Exercise requirements> Skip the pictures and repeat each line of the data exactly.

## Begin

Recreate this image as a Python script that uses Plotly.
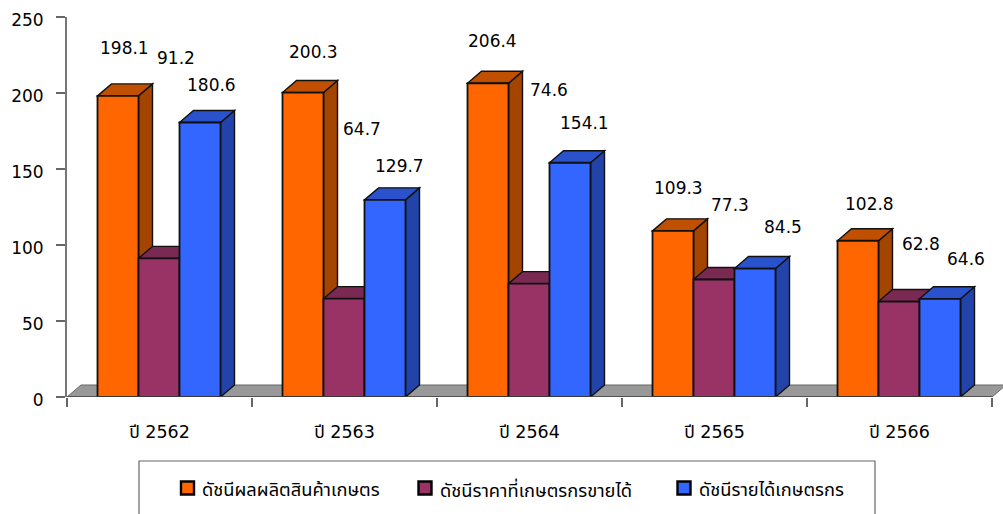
import plotly.graph_objects as go

categories = ["ปี 2562", "ปี 2563", "ปี 2564", "ปี 2565", "ปี 2566"]
series_names = ["ดัชนีผลผลิตสินค้าเกษตร", "ดัชนีราคาที่เกษตรกรขายได้", "ดัชนีรายได้เกษตรกร"]
output_index = [198.1, 200.3, 206.4, 109.3, 102.8]
price_index = [91.2, 64.7, 74.6, 77.3, 62.8]
income_index = [180.6, 129.7, 154.1, 84.5, 64.6]
y_ticks = [0, 50, 100, 150, 200, 250]

# label offsets from the bar's top centre, in pixels
label_dx = [[6.5, 10.5, 4.5, 5.5, 11.5], [16.5, 17.5, 19.5, 15.5, 21.5], [11.5, 14.5, 14.5, 27.5, 25.5]]
label_dy = [[48, 40.5, 42, 43, 37], [200, 170, 194, 74.5, 58], [37.5, 34, 40, 41.6, 40]]

W, H = 1003, 514
L, T, B = 67, 17, 117
GROUP = 185.0
plot_w = W - L
plot_h = H - T - B
x_max = plot_w / GROUP
y_max = 250
bar_w = 41 / GROUP
lead = 30.5 / GROUP
dx = 14 / GROUP
dy = 12 * y_max / plot_h

front = ["#FF6600", "#993366", "#3366FF"]
side = ["#A34400", "#7A2952", "#2244AA"]
top = ["#C05000", "#7A2952", "#2A52CC"]
values = [output_index, price_index, income_index]
FONT = "Tahoma, Verdana, DejaVu Sans, Noto Sans Thai, sans-serif"
EDGE = "#111111"

fig = go.Figure()
shapes = []
annotations = []


def path(points):
    return "M " + " L ".join(f"{a},{b}" for a, b in points) + " Z"


def px_x(p):
    return (p - L) / plot_w


def px_y(p):
    return (H - B - p) / plot_h


shapes.append(dict(type="path", layer="below", xref="x", yref="y",
                   path=path([(0, 0), (dx, dy), (5 + dx, dy), (5, 0)]),
                   fillcolor="#999999", line=dict(color="#666666", width=1)))

for s, vals in enumerate(values):
    xs = [i + lead + bar_w * (s + 0.5) for i in range(len(vals))]
    fig.add_trace(go.Bar(
        x=xs, y=vals, width=bar_w, name=series_names[s], showlegend=False,
        marker=dict(color=front[s], line=dict(color=EDGE, width=1.8)),
    ))
    for i, v in enumerate(vals):
        x0 = xs[i] - bar_w / 2
        x1 = xs[i] + bar_w / 2
        shapes.append(dict(type="path", layer="below", xref="x", yref="y",
                           path=path([(x1, 0), (x1 + dx, dy), (x1 + dx, v + dy), (x1, v)]),
                           fillcolor=side[s], line=dict(color=EDGE, width=1.4)))
        shapes.append(dict(type="path", layer="below", xref="x", yref="y",
                           path=path([(x0, v), (x0 + dx, v + dy), (x1 + dx, v + dy), (x1, v)]),
                           fillcolor=top[s], line=dict(color=EDGE, width=1.4)))
        annotations.append(dict(x=xs[i], y=v, xref="x", yref="y", text=f"{v:.1f}",
                                showarrow=False, xshift=label_dx[s][i], yshift=label_dy[s][i],
                                font=dict(size=17, color="#000000", family=FONT)))

# baseline of the category axis
shapes.append(dict(type="line", xref="x", yref="y", x0=0, x1=5, y0=0, y1=0,
                   line=dict(color="#444444", width=1.5)))
# legend frame, cut by the lower edge of the picture
shapes.append(dict(type="rect", xref="paper", yref="paper",
                   x0=px_x(139), x1=px_x(875), y0=px_y(530), y1=px_y(461),
                   line=dict(color="#666666", width=1.2), fillcolor="rgba(0,0,0,0)"))
# legend entries
swatch_left = [180, 417.5, 676.5]
for s, name in enumerate(series_names):
    shapes.append(dict(type="rect", xref="paper", yref="paper",
                       x0=px_x(swatch_left[s] + 1), x1=px_x(swatch_left[s] + 14),
                       y0=px_y(494.5), y1=px_y(481.5),
                       fillcolor=front[s], line=dict(color="#000000", width=2.4)))
    annotations.append(dict(x=px_x(swatch_left[s] + 20), y=px_y(489), xref="paper", yref="paper",
                            xanchor="left", yanchor="middle", text=name, showarrow=False,
                            font=dict(size=18.3, color="#000000", family=FONT)))

fig.update_layout(
    width=W, height=H,
    margin=dict(l=L, r=0, t=T, b=B, pad=0),
    barmode="overlay", showlegend=False,
    plot_bgcolor="white", paper_bgcolor="white",
    font=dict(family=FONT, size=17, color="#000000"),
    shapes=shapes, annotations=annotations,
    xaxis=dict(range=[0, x_max], tickmode="array", tickvals=[i + 0.5 for i in range(5)],
               ticktext=categories, ticks="outside", ticklen=19, tickcolor="rgba(0,0,0,0)",
               tickfont=dict(size=17.5),
               showgrid=False, zeroline=False, showline=False,
               minor=dict(tickmode="array", tickvals=list(range(6)), ticks="outside",
                          ticklen=9, tickcolor="#666666", tickwidth=1.5, showgrid=False)),
    yaxis=dict(range=[0, y_max], tickmode="array", tickvals=y_ticks, ticks="outside",
               ticklen=9, tickcolor="#666666", tickwidth=1.5, showgrid=False, zeroline=False,
               showline=True, linecolor="#777777", linewidth=2,
               ticklabelstandoff=9, ticklabelshift=3),
)

fig.write_html("out.html", config=dict(displayModeBar=False),
               post_script="document.body.style.margin='0';")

## End

Complete answer>
Recreate this image as a Python script that uses Plotly.
import plotly.graph_objects as go

categories = ["ปี 2562", "ปี 2563", "ปี 2564", "ปี 2565", "ปี 2566"]
series_names = ["ดัชนีผลผลิตสินค้าเกษตร", "ดัชนีราคาที่เกษตรกรขายได้", "ดัชนีรายได้เกษตรกร"]
output_index = [198.1, 200.3, 206.4, 109.3, 102.8]
price_index = [91.2, 64.7, 74.6, 77.3, 62.8]
income_index = [180.6, 129.7, 154.1, 84.5, 64.6]
y_ticks = [0, 50, 100, 150, 200, 250]

# label offsets from the bar's top centre, in pixels
label_dx = [[6.5, 10.5, 4.5, 5.5, 11.5], [16.5, 17.5, 19.5, 15.5, 21.5], [11.5, 14.5, 14.5, 27.5, 25.5]]
label_dy = [[48, 40.5, 42, 43, 37], [200, 170, 194, 74.5, 58], [37.5, 34, 40, 41.6, 40]]

W, H = 1003, 514
L, T, B = 67, 17, 117
GROUP = 185.0
plot_w = W - L
plot_h = H - T - B
x_max = plot_w / GROUP
y_max = 250
bar_w = 41 / GROUP
lead = 30.5 / GROUP
dx = 14 / GROUP
dy = 12 * y_max / plot_h

front = ["#FF6600", "#993366", "#3366FF"]
side = ["#A34400", "#7A2952", "#2244AA"]
top = ["#C05000", "#7A2952", "#2A52CC"]
values = [output_index, price_index, income_index]
FONT = "Tahoma, Verdana, DejaVu Sans, Noto Sans Thai, sans-serif"
EDGE = "#111111"

fig = go.Figure()
shapes = []
annotations = []


def path(points):
    return "M " + " L ".join(f"{a},{b}" for a, b in points) + " Z"


def px_x(p):
    return (p - L) / plot_w


def px_y(p):
    return (H - B - p) / plot_h


shapes.append(dict(type="path", layer="below", xref="x", yref="y",
                   path=path([(0, 0), (dx, dy), (5 + dx, dy), (5, 0)]),
                   fillcolor="#999999", line=dict(color="#666666", width=1)))

for s, vals in enumerate(values):
    xs = [i + lead + bar_w * (s + 0.5) for i in range(len(vals))]
    fig.add_trace(go.Bar(
        x=xs, y=vals, width=bar_w, name=series_names[s], showlegend=False,
        marker=dict(color=front[s], line=dict(color=EDGE, width=1.8)),
    ))
    for i, v in enumerate(vals):
        x0 = xs[i] - bar_w / 2
        x1 = xs[i] + bar_w / 2
        shapes.append(dict(type="path", layer="below", xref="x", yref="y",
                           path=path([(x1, 0), (x1 + dx, dy), (x1 + dx, v + dy), (x1, v)]),
                           fillcolor=side[s], line=dict(color=EDGE, width=1.4)))
        shapes.append(dict(type="path", layer="below", xref="x", yref="y",
                           path=path([(x0, v), (x0 + dx, v + dy), (x1 + dx, v + dy), (x1, v)]),
                           fillcolor=top[s], line=dict(color=EDGE, width=1.4)))
        annotations.append(dict(x=xs[i], y=v, xref="x", yref="y", text=f"{v:.1f}",
                                showarrow=False, xshift=label_dx[s][i], yshift=label_dy[s][i],
                                font=dict(size=17, color="#000000", family=FONT)))

# baseline of the category axis
shapes.append(dict(type="line", xref="x", yref="y", x0=0, x1=5, y0=0, y1=0,
                   line=dict(color="#444444", width=1.5)))
# legend frame, cut by the lower edge of the picture
shapes.append(dict(type="rect", xref="paper", yref="paper",
                   x0=px_x(139), x1=px_x(875), y0=px_y(530), y1=px_y(461),
                   line=dict(color="#666666", width=1.2), fillcolor="rgba(0,0,0,0)"))
# legend entries
swatch_left = [180, 417.5, 676.5]
for s, name in enumerate(series_names):
    shapes.append(dict(type="rect", xref="paper", yref="paper",
                       x0=px_x(swatch_left[s] + 1), x1=px_x(swatch_left[s] + 14),
                       y0=px_y(494.5), y1=px_y(481.5),
                       fillcolor=front[s], line=dict(color="#000000", width=2.4)))
    annotations.append(dict(x=px_x(swatch_left[s] + 20), y=px_y(489), xref="paper", yref="paper",
                            xanchor="left", yanchor="middle", text=name, showarrow=False,
                            font=dict(size=18.3, color="#000000", family=FONT)))

fig.update_layout(
    width=W, height=H,
    margin=dict(l=L, r=0, t=T, b=B, pad=0),
    barmode="overlay", showlegend=False,
    plot_bgcolor="white", paper_bgcolor="white",
    font=dict(family=FONT, size=17, color="#000000"),
    shapes=shapes, annotations=annotations,
    xaxis=dict(range=[0, x_max], tickmode="array", tickvals=[i + 0.5 for i in range(5)],
               ticktext=categories, ticks="outside", ticklen=19, tickcolor="rgba(0,0,0,0)",
               tickfont=dict(size=17.5),
               showgrid=False, zeroline=False, showline=False,
               minor=dict(tickmode="array", tickvals=list(range(6)), ticks="outside",
                          ticklen=9, tickcolor="#666666", tickwidth=1.5, showgrid=False)),
    yaxis=dict(range=[0, y_max], tickmode="array", tickvals=y_ticks, ticks="outside",
               ticklen=9, tickcolor="#666666", tickwidth=1.5, showgrid=False, zeroline=False,
               showline=True, linecolor="#777777", linewidth=2,
               ticklabelstandoff=9, ticklabelshift=3),
)

fig.write_html("out.html", config=dict(displayModeBar=False),
               post_script="document.body.style.margin='0';")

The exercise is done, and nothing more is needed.